Madaboutsports

Chelsea’s season of close quarters

Enzo Maresca enters year two with urgency.

Chelsea return as Europa Conference League winners and Champions League qualifiers, but Stamford Bridge still demands more.

The schedule plays a sly hand: four London clashes to open—Crystal Palace at home, then West Ham, Fulham, Brentford. Short hops, quick rhythms. Start fast or chase shadows.

History nudges. Chelsea haven’t opened with consecutive league wins since 2021–22. Momentum is oxygen; the derby run offers it. Then the first big six check: a trip to Manchester United, where early mettle meets noise.

Travel light now, pay later. From late February the road steepens—seven of last season’s top eight await. Circle May 9 at Anfield.

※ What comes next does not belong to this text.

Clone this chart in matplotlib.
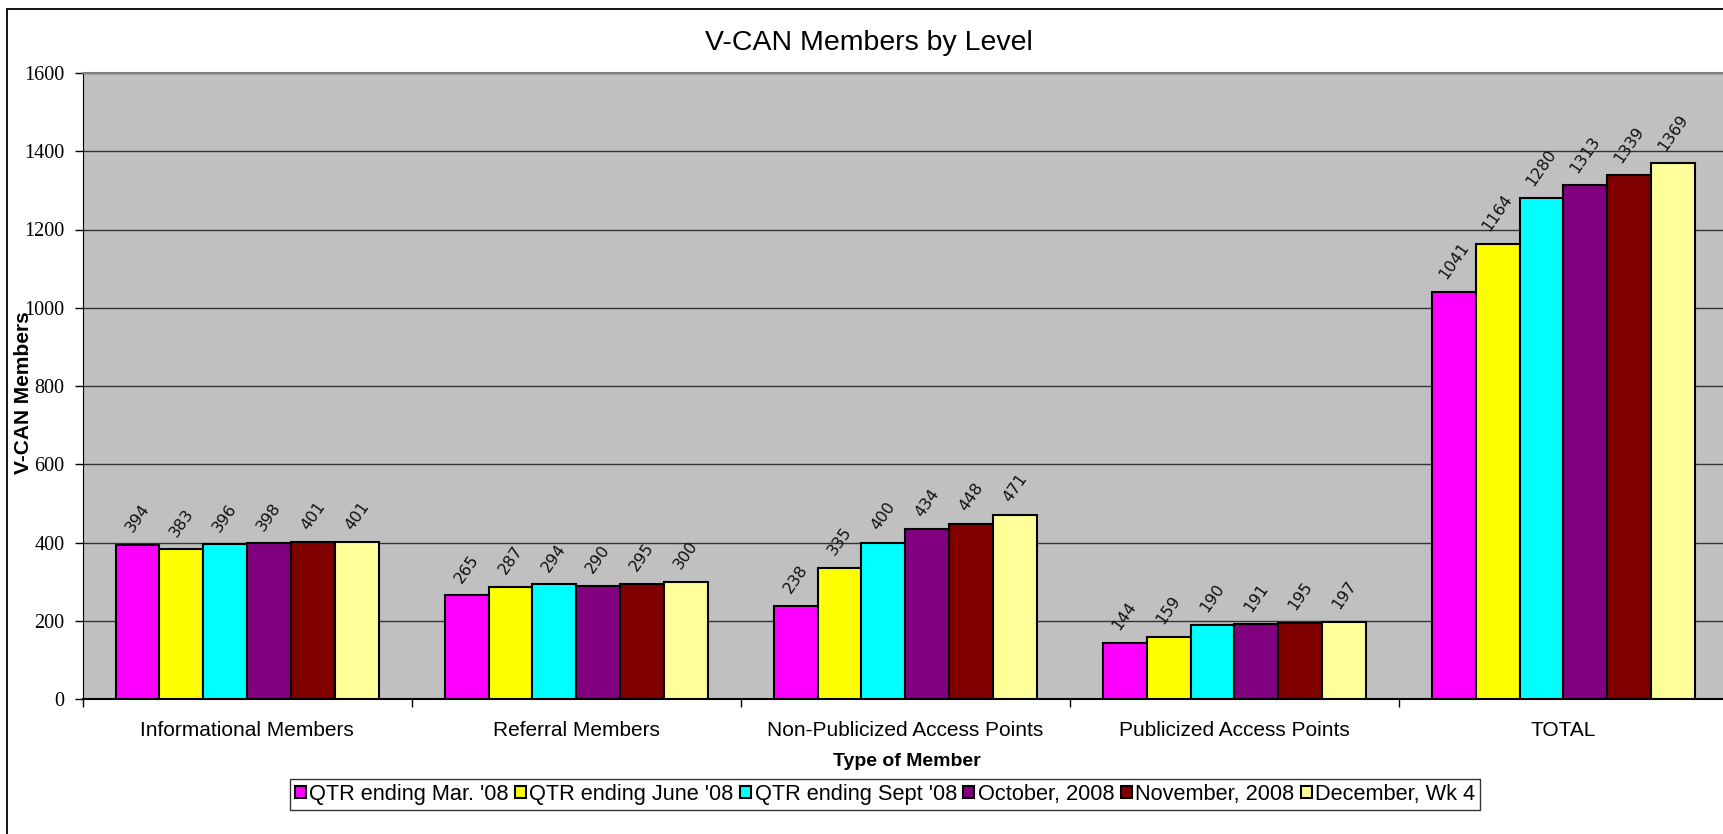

Liverpool, the reigning champions, will test nerve, lungs, and belief in Chelsea’s penultimate away day. Tottenham arrive for the final home game, a derby delayed to the brink.

Calendar beats matter. Community Shield sits August 8; the league lifts off August 15–17. The summer window runs to September 1; winter returns January 1 to February 2.

Europe threads through everything: Champions League draw August 28; matchdays from mid-September to late January, then the cut and thrust of spring.

Maresca’s puzzle: rotate for Tuesdays, sprint on Sundays. Club World Cup echoes mean a curtailed pre-season; sharpness must be earned on the fly.

But purpose is clear—close the gap on Liverpool and Arsenal, not just with pretty patterns, but results. Keep it compact. Strike early. Suffer together.

And when the season tightens, be the team that breathes slower. Small margins decide big nights.